#### [TASK TO COMPLETE]
Show all lines from the listing below that contain "with".

#### [INPUT ROWS]
━━━━━━

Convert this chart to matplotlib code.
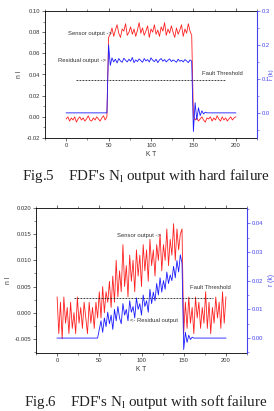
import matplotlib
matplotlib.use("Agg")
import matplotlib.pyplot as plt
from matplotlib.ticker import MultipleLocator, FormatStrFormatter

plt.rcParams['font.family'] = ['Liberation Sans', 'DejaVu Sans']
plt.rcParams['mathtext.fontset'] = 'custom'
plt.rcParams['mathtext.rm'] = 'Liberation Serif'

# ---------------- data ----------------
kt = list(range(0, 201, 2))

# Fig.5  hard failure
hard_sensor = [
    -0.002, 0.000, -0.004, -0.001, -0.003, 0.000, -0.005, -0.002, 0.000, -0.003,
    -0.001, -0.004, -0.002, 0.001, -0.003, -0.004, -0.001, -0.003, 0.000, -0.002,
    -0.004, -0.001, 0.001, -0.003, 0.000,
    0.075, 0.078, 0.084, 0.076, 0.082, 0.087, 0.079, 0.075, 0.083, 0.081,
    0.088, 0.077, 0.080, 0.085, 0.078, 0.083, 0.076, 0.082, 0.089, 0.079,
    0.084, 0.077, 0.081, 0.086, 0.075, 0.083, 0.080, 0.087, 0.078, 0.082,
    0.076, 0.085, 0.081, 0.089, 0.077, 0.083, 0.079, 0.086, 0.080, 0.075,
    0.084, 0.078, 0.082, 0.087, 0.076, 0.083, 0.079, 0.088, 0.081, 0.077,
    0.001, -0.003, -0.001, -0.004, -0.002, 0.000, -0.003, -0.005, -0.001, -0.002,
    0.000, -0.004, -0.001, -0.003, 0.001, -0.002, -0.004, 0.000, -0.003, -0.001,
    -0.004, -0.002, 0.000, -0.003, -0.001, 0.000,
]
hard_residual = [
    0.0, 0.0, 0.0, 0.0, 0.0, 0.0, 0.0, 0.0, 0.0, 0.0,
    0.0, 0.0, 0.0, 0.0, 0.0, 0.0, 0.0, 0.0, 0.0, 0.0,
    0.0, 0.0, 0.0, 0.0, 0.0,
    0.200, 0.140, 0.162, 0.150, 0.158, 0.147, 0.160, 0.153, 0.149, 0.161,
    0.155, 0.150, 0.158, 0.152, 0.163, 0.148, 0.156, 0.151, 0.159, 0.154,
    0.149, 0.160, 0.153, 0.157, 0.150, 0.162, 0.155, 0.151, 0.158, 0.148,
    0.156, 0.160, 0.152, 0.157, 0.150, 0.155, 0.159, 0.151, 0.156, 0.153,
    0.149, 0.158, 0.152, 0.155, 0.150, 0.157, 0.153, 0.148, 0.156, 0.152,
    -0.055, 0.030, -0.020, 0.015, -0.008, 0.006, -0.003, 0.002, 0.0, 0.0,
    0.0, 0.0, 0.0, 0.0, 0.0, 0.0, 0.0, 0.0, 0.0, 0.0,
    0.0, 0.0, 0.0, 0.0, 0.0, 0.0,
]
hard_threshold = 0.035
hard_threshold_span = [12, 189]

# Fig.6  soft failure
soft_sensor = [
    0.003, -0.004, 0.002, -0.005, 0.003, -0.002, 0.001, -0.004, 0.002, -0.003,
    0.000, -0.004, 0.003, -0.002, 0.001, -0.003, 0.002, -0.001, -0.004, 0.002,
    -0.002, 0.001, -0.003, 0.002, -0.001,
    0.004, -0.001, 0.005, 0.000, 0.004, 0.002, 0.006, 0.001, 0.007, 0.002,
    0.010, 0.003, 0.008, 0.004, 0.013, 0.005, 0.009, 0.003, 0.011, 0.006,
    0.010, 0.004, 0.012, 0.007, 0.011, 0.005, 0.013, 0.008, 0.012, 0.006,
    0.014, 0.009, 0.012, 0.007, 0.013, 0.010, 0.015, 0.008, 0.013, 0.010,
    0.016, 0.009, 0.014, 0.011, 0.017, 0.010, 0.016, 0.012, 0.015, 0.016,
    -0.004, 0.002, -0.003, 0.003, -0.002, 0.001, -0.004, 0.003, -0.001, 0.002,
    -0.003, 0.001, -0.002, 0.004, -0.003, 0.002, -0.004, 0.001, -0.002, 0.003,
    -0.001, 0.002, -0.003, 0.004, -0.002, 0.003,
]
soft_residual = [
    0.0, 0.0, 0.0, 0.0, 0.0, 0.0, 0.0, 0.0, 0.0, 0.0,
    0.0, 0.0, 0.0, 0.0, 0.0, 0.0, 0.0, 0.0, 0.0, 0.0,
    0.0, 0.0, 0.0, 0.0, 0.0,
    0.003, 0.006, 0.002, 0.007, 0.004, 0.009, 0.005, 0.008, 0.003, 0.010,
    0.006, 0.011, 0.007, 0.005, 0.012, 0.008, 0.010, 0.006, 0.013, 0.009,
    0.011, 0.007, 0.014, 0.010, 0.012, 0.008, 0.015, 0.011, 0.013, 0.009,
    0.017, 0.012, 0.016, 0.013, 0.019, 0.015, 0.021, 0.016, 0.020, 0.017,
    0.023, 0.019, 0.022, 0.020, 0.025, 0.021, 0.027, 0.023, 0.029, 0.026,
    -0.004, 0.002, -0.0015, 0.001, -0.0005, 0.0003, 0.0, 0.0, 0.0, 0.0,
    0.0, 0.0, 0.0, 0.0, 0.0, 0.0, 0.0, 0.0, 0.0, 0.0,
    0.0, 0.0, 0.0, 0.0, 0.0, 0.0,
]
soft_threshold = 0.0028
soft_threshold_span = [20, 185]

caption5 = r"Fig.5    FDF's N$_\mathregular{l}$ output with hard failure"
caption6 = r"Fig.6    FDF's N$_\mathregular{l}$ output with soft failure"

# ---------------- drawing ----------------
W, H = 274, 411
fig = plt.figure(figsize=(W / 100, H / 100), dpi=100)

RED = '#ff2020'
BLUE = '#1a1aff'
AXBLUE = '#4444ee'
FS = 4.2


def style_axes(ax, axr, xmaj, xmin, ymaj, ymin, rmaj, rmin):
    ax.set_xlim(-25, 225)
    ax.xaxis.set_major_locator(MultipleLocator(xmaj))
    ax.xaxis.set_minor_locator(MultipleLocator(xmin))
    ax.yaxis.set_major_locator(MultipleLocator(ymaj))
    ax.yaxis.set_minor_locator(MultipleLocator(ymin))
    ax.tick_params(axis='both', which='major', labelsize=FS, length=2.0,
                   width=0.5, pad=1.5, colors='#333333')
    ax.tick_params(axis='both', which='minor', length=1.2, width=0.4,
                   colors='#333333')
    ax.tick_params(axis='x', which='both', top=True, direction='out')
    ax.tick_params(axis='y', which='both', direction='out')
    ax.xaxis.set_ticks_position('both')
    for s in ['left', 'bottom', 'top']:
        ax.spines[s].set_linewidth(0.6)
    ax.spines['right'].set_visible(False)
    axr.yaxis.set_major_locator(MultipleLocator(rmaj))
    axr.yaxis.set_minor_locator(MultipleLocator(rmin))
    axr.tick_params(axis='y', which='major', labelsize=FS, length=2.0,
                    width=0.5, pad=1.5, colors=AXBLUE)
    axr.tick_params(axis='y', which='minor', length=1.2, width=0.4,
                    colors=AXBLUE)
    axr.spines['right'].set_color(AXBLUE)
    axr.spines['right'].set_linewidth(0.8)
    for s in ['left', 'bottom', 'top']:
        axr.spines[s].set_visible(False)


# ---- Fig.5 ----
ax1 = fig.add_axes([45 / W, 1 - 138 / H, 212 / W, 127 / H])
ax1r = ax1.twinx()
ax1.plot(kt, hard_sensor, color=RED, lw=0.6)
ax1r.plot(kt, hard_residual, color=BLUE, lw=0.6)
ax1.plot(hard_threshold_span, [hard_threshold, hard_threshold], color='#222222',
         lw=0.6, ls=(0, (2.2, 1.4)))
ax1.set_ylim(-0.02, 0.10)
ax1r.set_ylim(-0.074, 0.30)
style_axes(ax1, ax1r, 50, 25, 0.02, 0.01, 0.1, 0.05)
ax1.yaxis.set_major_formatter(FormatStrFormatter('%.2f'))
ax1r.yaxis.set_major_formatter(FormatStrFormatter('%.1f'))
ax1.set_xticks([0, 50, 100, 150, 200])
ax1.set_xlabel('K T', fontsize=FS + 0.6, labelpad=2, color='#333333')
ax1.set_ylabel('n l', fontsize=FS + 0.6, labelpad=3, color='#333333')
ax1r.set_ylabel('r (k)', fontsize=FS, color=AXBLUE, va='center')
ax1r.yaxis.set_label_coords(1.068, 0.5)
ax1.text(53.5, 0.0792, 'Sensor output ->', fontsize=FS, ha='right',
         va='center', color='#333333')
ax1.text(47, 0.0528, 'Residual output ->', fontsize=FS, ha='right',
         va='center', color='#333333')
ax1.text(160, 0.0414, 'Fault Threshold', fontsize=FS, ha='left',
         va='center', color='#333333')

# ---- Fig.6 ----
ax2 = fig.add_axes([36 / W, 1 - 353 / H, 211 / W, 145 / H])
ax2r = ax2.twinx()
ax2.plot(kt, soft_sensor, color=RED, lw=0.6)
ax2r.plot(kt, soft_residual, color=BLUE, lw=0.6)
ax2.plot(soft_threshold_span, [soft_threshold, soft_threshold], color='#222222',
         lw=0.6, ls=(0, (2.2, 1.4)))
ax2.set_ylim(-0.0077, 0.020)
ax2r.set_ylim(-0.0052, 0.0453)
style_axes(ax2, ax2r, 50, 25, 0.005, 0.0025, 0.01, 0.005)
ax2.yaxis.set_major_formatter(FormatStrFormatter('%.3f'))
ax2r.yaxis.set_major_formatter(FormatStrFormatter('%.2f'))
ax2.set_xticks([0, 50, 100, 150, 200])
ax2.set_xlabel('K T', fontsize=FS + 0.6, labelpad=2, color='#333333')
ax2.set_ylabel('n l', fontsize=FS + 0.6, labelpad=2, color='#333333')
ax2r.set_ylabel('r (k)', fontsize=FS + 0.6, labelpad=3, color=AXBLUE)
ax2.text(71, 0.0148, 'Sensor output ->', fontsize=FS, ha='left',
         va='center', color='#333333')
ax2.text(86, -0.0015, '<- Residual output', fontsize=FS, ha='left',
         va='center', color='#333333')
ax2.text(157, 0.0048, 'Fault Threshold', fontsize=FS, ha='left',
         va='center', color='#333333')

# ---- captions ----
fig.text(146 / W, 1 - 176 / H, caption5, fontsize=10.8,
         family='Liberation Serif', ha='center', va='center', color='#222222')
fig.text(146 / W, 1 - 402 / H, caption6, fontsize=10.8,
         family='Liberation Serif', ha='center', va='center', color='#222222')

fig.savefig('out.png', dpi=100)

━━━━━━

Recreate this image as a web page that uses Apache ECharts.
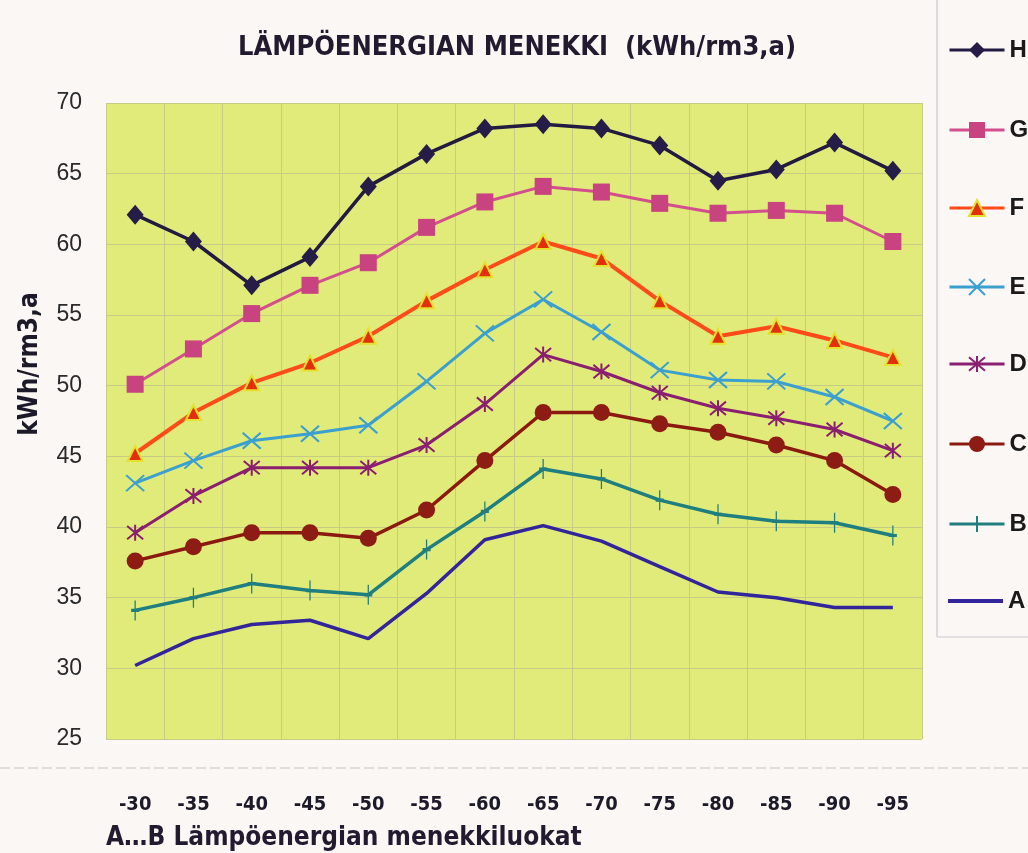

━━━━━━

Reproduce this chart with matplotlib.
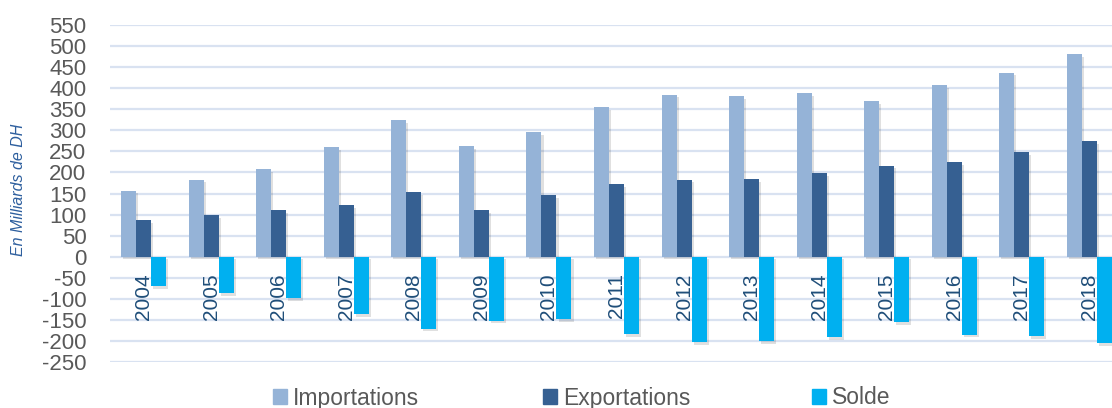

━━━━━━

#### [SOLUTION FOR THIS PROBLEM]
caption5 = r"Fig.5    FDF's N$_\mathregular{l}$ output with hard failure"
caption6 = r"Fig.6    FDF's N$_\mathregular{l}$ output with soft failure"
Reproduce this chart with matplotlib.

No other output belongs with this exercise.